If the OS is already wired up for NFC, then it begs the question of how Microsoft plans to plug in to the security and payment systems being built by the ISIS consortium of hardware, carrier and credit card companies.  

There will be more personalization of the tile-based interface for users, but much of the pitch from Microsoft now is aimed at developers and their support. A new 30DaystoLaunch program is offering to help app makers build and distribute their apps in a month’s time.

The company claims that the code sharing across Windows 8 desktop and phone will allow for much more creative app development. The OS will support in-app payments, integrated Internet calling (VoIP), better multitasking background operations and compatibility with popular development engines for cross-platform deployments.

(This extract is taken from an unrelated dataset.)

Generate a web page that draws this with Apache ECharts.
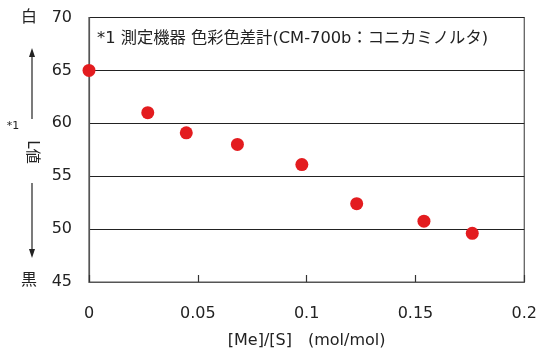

Microsoft also announced that its app market has surpassed 100,000 apps. High-profile apps from Audible, Chase and PayPal all have launched. Microsoft partner Nokia has helped bring Zynga titles in as well.  

So the big question remains whether Microsoft has a chance in hell of making headway in mobile OS. It was believed that the partnership with Nokia would help drive the OS into the overseas market. But in the U.S. market -- and despite some positive words about Windows Phone 7 -- they just couldn’t make a dent.

My own thinking is that the soft underbelly of smartphones is Android, not Apple. And it is pretty squishy down there. As the Google fragmented OS becomes the default smartphone platform for millions a day, it doesn’t appear to engender a lot of deep loyalty. This is impressionistic on my part, but my sense from talking with my Android-owning friends is that switching to an economical alternative OS would not be a heartbreaker for most of them.

If Microsoft really can finally make that mobile-to-PC connection with multiplatform apps, then it seems to me they have a case to make. This remains a game that a third player can come to and win.